### Task prompt
Your task is to repeat the lines below exactly, excluding any pictures they contain.

--

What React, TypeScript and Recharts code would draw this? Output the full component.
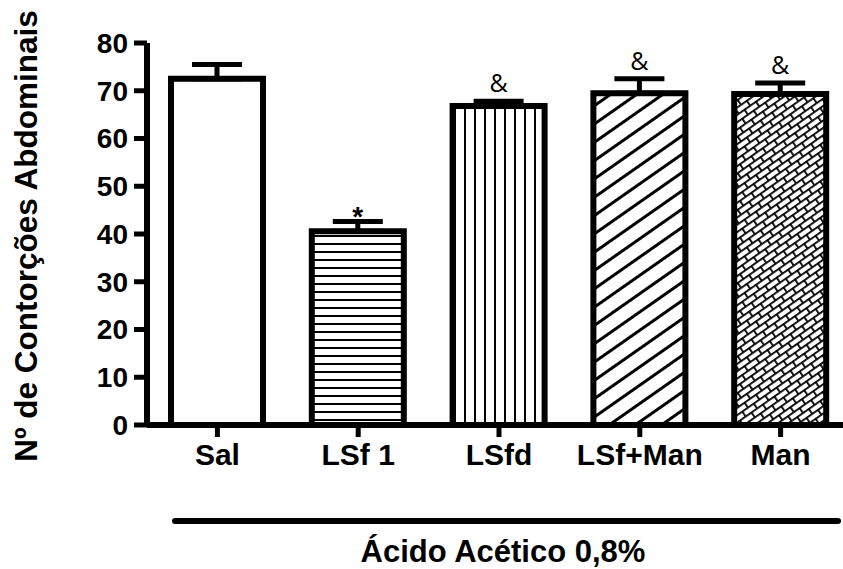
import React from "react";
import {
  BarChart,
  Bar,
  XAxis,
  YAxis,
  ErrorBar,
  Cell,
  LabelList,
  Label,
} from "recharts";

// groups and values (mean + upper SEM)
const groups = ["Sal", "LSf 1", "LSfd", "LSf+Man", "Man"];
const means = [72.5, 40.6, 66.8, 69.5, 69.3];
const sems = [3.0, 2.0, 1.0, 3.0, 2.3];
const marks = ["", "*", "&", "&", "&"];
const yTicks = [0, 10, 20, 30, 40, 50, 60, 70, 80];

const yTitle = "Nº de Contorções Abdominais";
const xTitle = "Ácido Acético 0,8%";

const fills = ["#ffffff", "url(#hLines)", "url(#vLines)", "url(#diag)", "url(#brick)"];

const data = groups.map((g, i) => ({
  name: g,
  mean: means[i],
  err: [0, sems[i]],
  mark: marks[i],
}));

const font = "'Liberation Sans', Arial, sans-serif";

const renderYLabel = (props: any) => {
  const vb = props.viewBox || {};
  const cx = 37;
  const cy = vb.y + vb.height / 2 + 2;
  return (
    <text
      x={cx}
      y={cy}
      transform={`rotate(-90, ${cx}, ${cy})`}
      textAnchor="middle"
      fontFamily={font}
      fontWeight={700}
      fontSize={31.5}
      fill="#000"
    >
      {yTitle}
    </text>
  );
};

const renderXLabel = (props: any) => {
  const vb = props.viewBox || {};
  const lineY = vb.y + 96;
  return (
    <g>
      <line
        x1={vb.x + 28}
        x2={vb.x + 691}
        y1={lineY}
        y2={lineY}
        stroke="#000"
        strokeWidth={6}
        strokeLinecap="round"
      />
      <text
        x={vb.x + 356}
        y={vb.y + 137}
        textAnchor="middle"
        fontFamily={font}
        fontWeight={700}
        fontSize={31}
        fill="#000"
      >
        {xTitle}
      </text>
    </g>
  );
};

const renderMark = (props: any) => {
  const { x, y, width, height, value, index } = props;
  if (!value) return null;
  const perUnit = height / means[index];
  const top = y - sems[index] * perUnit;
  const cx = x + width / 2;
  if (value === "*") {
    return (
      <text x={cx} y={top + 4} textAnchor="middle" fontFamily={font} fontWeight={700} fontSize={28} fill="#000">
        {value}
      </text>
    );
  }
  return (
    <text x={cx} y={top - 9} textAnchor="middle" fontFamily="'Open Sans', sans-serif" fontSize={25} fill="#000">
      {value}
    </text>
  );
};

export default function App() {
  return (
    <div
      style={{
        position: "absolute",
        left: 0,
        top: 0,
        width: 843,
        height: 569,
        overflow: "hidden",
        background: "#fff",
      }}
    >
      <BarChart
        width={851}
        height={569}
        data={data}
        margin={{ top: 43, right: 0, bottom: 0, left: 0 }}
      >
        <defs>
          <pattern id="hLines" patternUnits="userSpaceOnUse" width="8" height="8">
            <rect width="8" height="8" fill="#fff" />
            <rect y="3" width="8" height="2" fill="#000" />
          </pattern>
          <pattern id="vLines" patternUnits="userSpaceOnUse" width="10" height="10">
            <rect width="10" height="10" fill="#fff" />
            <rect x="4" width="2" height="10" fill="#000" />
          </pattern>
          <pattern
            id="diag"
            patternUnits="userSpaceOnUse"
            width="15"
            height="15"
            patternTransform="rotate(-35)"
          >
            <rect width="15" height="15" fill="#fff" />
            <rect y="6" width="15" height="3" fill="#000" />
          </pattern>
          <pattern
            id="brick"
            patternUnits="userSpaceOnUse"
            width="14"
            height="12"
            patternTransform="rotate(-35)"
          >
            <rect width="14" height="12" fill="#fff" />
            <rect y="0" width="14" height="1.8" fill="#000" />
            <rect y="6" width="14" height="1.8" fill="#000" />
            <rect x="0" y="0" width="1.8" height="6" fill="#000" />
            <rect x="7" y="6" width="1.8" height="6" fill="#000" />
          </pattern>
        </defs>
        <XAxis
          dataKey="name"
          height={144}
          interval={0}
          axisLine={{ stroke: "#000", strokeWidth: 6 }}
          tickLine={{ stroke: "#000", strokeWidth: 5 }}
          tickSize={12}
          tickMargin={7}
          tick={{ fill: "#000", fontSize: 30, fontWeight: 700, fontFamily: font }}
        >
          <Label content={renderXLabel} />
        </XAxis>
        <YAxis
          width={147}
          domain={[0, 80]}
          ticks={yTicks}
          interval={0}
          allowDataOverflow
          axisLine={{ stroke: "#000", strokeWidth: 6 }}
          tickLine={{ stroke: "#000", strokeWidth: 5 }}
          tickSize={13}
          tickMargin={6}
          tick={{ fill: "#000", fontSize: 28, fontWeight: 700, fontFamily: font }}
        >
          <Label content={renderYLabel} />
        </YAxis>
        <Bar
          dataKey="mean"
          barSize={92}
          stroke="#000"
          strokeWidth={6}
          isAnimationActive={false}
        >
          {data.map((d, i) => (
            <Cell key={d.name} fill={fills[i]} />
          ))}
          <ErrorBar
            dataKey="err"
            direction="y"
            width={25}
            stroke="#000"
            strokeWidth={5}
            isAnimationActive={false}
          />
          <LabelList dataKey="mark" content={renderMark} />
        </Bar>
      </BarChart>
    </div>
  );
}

--

### Worked solution
What React, TypeScript and Recharts code would draw this? Output the full component.
import React from "react";
import {
  BarChart,
  Bar,
  XAxis,
  YAxis,
  ErrorBar,
  Cell,
  LabelList,
  Label,
} from "recharts";

// groups and values (mean + upper SEM)
const groups = ["Sal", "LSf 1", "LSfd", "LSf+Man", "Man"];
const means = [72.5, 40.6, 66.8, 69.5, 69.3];
const sems = [3.0, 2.0, 1.0, 3.0, 2.3];
const marks = ["", "*", "&", "&", "&"];
const yTicks = [0, 10, 20, 30, 40, 50, 60, 70, 80];

const yTitle = "Nº de Contorções Abdominais";
const xTitle = "Ácido Acético 0,8%";

const fills = ["#ffffff", "url(#hLines)", "url(#vLines)", "url(#diag)", "url(#brick)"];

const data = groups.map((g, i) => ({
  name: g,
  mean: means[i],
  err: [0, sems[i]],
  mark: marks[i],
}));

const font = "'Liberation Sans', Arial, sans-serif";

const renderYLabel = (props: any) => {
  const vb = props.viewBox || {};
  const cx = 37;
  const cy = vb.y + vb.height / 2 + 2;
  return (
    <text
      x={cx}
      y={cy}
      transform={`rotate(-90, ${cx}, ${cy})`}
      textAnchor="middle"
      fontFamily={font}
      fontWeight={700}
      fontSize={31.5}
      fill="#000"
    >
      {yTitle}
    </text>
  );
};

const renderXLabel = (props: any) => {
  const vb = props.viewBox || {};
  const lineY = vb.y + 96;
  return (
    <g>
      <line
        x1={vb.x + 28}
        x2={vb.x + 691}
        y1={lineY}
        y2={lineY}
        stroke="#000"
        strokeWidth={6}
        strokeLinecap="round"
      />
      <text
        x={vb.x + 356}
        y={vb.y + 137}
        textAnchor="middle"
        fontFamily={font}
        fontWeight={700}
        fontSize={31}
        fill="#000"
      >
        {xTitle}
      </text>
    </g>
  );
};

const renderMark = (props: any) => {
  const { x, y, width, height, value, index } = props;
  if (!value) return null;
  const perUnit = height / means[index];
  const top = y - sems[index] * perUnit;
  const cx = x + width / 2;
  if (value === "*") {
    return (
      <text x={cx} y={top + 4} textAnchor="middle" fontFamily={font} fontWeight={700} fontSize={28} fill="#000">
        {value}
      </text>
    );
  }
  return (
    <text x={cx} y={top - 9} textAnchor="middle" fontFamily="'Open Sans', sans-serif" fontSize={25} fill="#000">
      {value}
    </text>
  );
};

export default function App() {
  return (
    <div
      style={{
        position: "absolute",
        left: 0,
        top: 0,
        width: 843,
        height: 569,
        overflow: "hidden",
        background: "#fff",
      }}
    >
      <BarChart
        width={851}
        height={569}
        data={data}
        margin={{ top: 43, right: 0, bottom: 0, left: 0 }}
      >
        <defs>
          <pattern id="hLines" patternUnits="userSpaceOnUse" width="8" height="8">
            <rect width="8" height="8" fill="#fff" />
            <rect y="3" width="8" height="2" fill="#000" />
          </pattern>
          <pattern id="vLines" patternUnits="userSpaceOnUse" width="10" height="10">
            <rect width="10" height="10" fill="#fff" />
            <rect x="4" width="2" height="10" fill="#000" />
          </pattern>
          <pattern
            id="diag"
            patternUnits="userSpaceOnUse"
            width="15"
            height="15"
            patternTransform="rotate(-35)"
          >
            <rect width="15" height="15" fill="#fff" />
            <rect y="6" width="15" height="3" fill="#000" />
          </pattern>
          <pattern
            id="brick"
            patternUnits="userSpaceOnUse"
            width="14"
            height="12"
            patternTransform="rotate(-35)"
          >
            <rect width="14" height="12" fill="#fff" />
            <rect y="0" width="14" height="1.8" fill="#000" />
            <rect y="6" width="14" height="1.8" fill="#000" />
            <rect x="0" y="0" width="1.8" height="6" fill="#000" />
            <rect x="7" y="6" width="1.8" height="6" fill="#000" />
          </pattern>
        </defs>
        <XAxis
          dataKey="name"
          height={144}
          interval={0}
          axisLine={{ stroke: "#000", strokeWidth: 6 }}
          tickLine={{ stroke: "#000", strokeWidth: 5 }}
          tickSize={12}
          tickMargin={7}
          tick={{ fill: "#000", fontSize: 30, fontWeight: 700, fontFamily: font }}
        >
          <Label content={renderXLabel} />
        </XAxis>
        <YAxis
          width={147}
          domain={[0, 80]}
          ticks={yTicks}
          interval={0}
          allowDataOverflow
          axisLine={{ stroke: "#000", strokeWidth: 6 }}
          tickLine={{ stroke: "#000", strokeWidth: 5 }}
          tickSize={13}
          tickMargin={6}
          tick={{ fill: "#000", fontSize: 28, fontWeight: 700, fontFamily: font }}
        >
          <Label content={renderYLabel} />
        </YAxis>
        <Bar
          dataKey="mean"
          barSize={92}
          stroke="#000"
          strokeWidth={6}
          isAnimationActive={false}
        >
          {data.map((d, i) => (
            <Cell key={d.name} fill={fills[i]} />
          ))}
          <ErrorBar
            dataKey="err"
            direction="y"
            width={25}
            stroke="#000"
            strokeWidth={5}
            isAnimationActive={false}
          />
          <LabelList dataKey="mark" content={renderMark} />
        </Bar>
      </BarChart>
    </div>
  );
}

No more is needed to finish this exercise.